> _Set task_:
Review the listing and copy each line that holds the word "with".

> _Data provided_:

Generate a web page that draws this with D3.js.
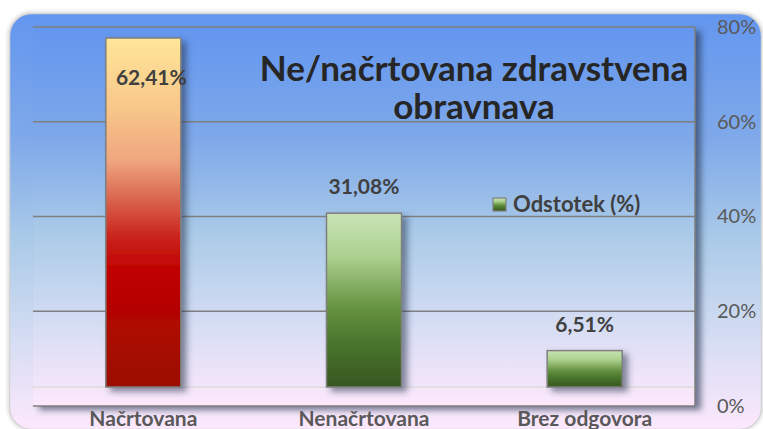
<!DOCTYPE html>
<html>
<head>
<meta charset="utf-8">
<script src="https://cdn.jsdelivr.net/npm/d3@7"></script>
<style>
  body { margin: 0; background: #fff; }
  svg { display: block; }
  text { font-family: Lato, "Open Sans", sans-serif; }
</style>
</head>
<body>
<div id="chart"><svg></svg></div>
<script>
// data
const categories = ['Načrtovana', 'Nenačrtovana', 'Brez odgovora'];
const values = [62.41, 31.08, 6.51];
const valueLabels = ['62,41%', '31,08%', '6,51%'];
const axisTicks = [0, 20, 40, 60, 80];
const titleLines = ['Ne/načrtovana zdravstvena', 'obravnava'];
const legendLabel = 'Odstotek (%)';

const W = 763, H = 429;
const plot = {left: 33, right: 695, top: 27, bottom: 406, floor: 387};

const svg = d3.select('#chart').select('svg')
    .attr('width', W)
    .attr('height', H);

const defs = svg.append('defs');

const bg = defs.append('linearGradient').attr('id', 'bg')
    .attr('x1', 0).attr('y1', 0).attr('x2', 0).attr('y2', 1);
[[0, '#6396ef'], [0.3, '#7fa9e9'], [0.55, '#abcbe8'], [0.8, '#d8def4'], [1, '#fde8fc']]
  .forEach(s => bg.append('stop').attr('offset', s[0]).attr('stop-color', s[1]));

const red = defs.append('linearGradient').attr('id', 'redGrad')
    .attr('x1', 0).attr('y1', 0).attr('x2', 0).attr('y2', 1);
[[0, '#ffe699'], [0.2, '#f7c78a'], [0.35, '#efa67f'], [0.46, '#da6650'], [0.57, '#c9231b'], [0.67, '#c00000'], [1, '#9a1005']]
  .forEach(s => red.append('stop').attr('offset', s[0]).attr('stop-color', s[1]));

const green = defs.append('linearGradient').attr('id', 'greenGrad')
    .attr('x1', 0).attr('y1', 0).attr('x2', 0).attr('y2', 1);
[[0, '#c8e3b6'], [0.25, '#acd18f'], [0.55, '#64913f'], [0.75, '#48752c'], [1, '#38561f']]
  .forEach(s => green.append('stop').attr('offset', s[0]).attr('stop-color', s[1]));

const shadow = defs.append('filter').attr('id', 'shadow')
    .attr('x', '-20%').attr('y', '-20%').attr('width', '150%').attr('height', '150%');
shadow.append('feDropShadow')
    .attr('dx', 5).attr('dy', 4).attr('stdDeviation', 3)
    .attr('flood-color', '#2a3550').attr('flood-opacity', 0.55);

const wallShadow = defs.append('filter').attr('id', 'wallShadow')
    .attr('x', '-5%').attr('y', '-5%').attr('width', '115%').attr('height', '115%');
wallShadow.append('feDropShadow')
    .attr('dx', 6).attr('dy', 4).attr('stdDeviation', 3)
    .attr('flood-color', '#1e2a48').attr('flood-opacity', 0.6);

const outerShadow = defs.append('filter').attr('id', 'outerShadow')
    .attr('x', '-5%').attr('y', '-5%').attr('width', '110%').attr('height', '110%');
outerShadow.append('feDropShadow')
    .attr('dx', 0).attr('dy', 0).attr('stdDeviation', 2)
    .attr('flood-color', '#000').attr('flood-opacity', 0.25);

// chart area
svg.append('rect')
    .attr('x', 9.5).attr('y', 13.5)
    .attr('width', 752).attr('height', 416)
    .attr('rx', 22)
    .attr('fill', 'url(#bg)')
    .attr('stroke', '#d4d4d4')
    .attr('stroke-width', 1.5)
    .attr('filter', 'url(#outerShadow)');

// scales
const xScale = d3.scaleBand()
    .domain(categories)
    .range([plot.left, plot.right])
    .paddingInner(0.66)
    .paddingOuter(0.33);

const yAxisScale = d3.scaleLinear()
    .domain([0, 80])
    .range([plot.bottom, plot.top]);

// bars sit on the front floor, taller than the back wall scale
const yBar = d3.scaleLinear()
    .domain([0, 62.41])
    .range([plot.floor, 38]);

// back wall with its shadow
svg.append('rect')
    .attr('x', plot.left).attr('y', plot.top)
    .attr('width', plot.right - plot.left).attr('height', plot.bottom - plot.top)
    .attr('fill', 'url(#bg)')
    .attr('filter', 'url(#wallShadow)');

svg.append('rect')
    .attr('x', plot.left).attr('y', plot.top)
    .attr('width', plot.right - plot.left).attr('height', plot.bottom - plot.top)
    .attr('fill', 'url(#bg)');

// gridlines
svg.append('g')
    .selectAll('line')
    .data(axisTicks.filter(d => d > 0))
    .join('line')
    .attr('x1', plot.left).attr('x2', plot.right)
    .attr('y1', d => yAxisScale(d)).attr('y2', d => yAxisScale(d))
    .attr('stroke', '#7f7f7f')
    .attr('stroke-width', 1.5);

svg.append('line')
    .attr('x1', plot.left).attr('x2', plot.right)
    .attr('y1', plot.floor).attr('y2', plot.floor)
    .attr('stroke', '#dcdcdc')
    .attr('stroke-width', 1.5);

svg.append('line')
    .attr('x1', plot.left).attr('x2', plot.right)
    .attr('y1', plot.bottom).attr('y2', plot.bottom)
    .attr('stroke', '#7f7f7f')
    .attr('stroke-width', 1.5);

svg.append('line')
    .attr('x1', plot.right).attr('x2', plot.right)
    .attr('y1', plot.top).attr('y2', plot.bottom)
    .attr('stroke', '#7f7f7f')
    .attr('stroke-width', 1.5);

// right axis
const yAxis = svg.append('g')
    .attr('transform', `translate(${plot.right + 22}, 0)`)
    .call(d3.axisRight(yAxisScale).tickValues(axisTicks).tickFormat(d => d + '%').tickSize(0));
yAxis.select('.domain').remove();
yAxis.selectAll('text')
    .attr('x', 0)
    .attr('font-family', 'Lato, sans-serif')
    .attr('font-size', 20)
    .attr('fill', '#595959');

// bars
svg.append('g')
    .selectAll('rect')
    .data(values)
    .join('rect')
    .attr('x', (d, i) => xScale(categories[i]))
    .attr('y', d => yBar(d))
    .attr('width', xScale.bandwidth())
    .attr('height', d => plot.floor - yBar(d))
    .attr('fill', (d, i) => i === 0 ? 'url(#redGrad)' : 'url(#greenGrad)')
    .attr('stroke', '#7f7f7f')
    .attr('stroke-width', 1.5)
    .attr('filter', 'url(#shadow)');

// value labels
svg.append('g')
    .selectAll('text')
    .data(values)
    .join('text')
    .attr('x', (d, i) => xScale(categories[i]) + xScale.bandwidth() / 2 + (i === 0 ? 8 : 0))
    .attr('y', d => yBar(d) - 19 < 60 ? yBar(d) + 47 : yBar(d) - 19)
    .attr('text-anchor', 'middle')
    .attr('font-size', 21)
    .attr('font-weight', 'bold')
    .attr('fill', '#404040')
    .text((d, i) => valueLabels[i]);

// category labels
svg.append('g')
    .selectAll('text')
    .data(categories)
    .join('text')
    .attr('x', d => xScale(d) + xScale.bandwidth() / 2)
    .attr('y', 426)
    .attr('text-anchor', 'middle')
    .attr('font-size', 21)
    .attr('font-weight', 'bold')
    .attr('fill', '#595959')
    .text(d => d);

// title
svg.append('text')
    .attr('x', 474)
    .attr('y', 81)
    .attr('text-anchor', 'middle')
    .attr('font-size', 35)
    .attr('font-weight', 'bold')
    .attr('fill', '#262626')
    .selectAll('tspan')
    .data(titleLines)
    .join('tspan')
    .attr('x', 474)
    .attr('dy', (d, i) => i === 0 ? 0 : 38)
    .text(d => d);

// legend
const legend = svg.append('g')
    .attr('transform', 'translate(493, 198)');
legend.append('rect')
    .attr('width', 13).attr('height', 13)
    .attr('fill', 'url(#greenGrad)')
    .attr('stroke', '#7f7f7f')
    .attr('stroke-width', 1.2);
legend.append('text')
    .attr('x', 20)
    .attr('y', 14)
    .attr('font-size', 22)
    .attr('font-weight', 'bold')
    .attr('fill', '#404040')
    .text(legendLabel);
</script>
</body>
</html>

> _Exercise answer_:
Generate a web page that draws this with D3.js.
// back wall with its shadow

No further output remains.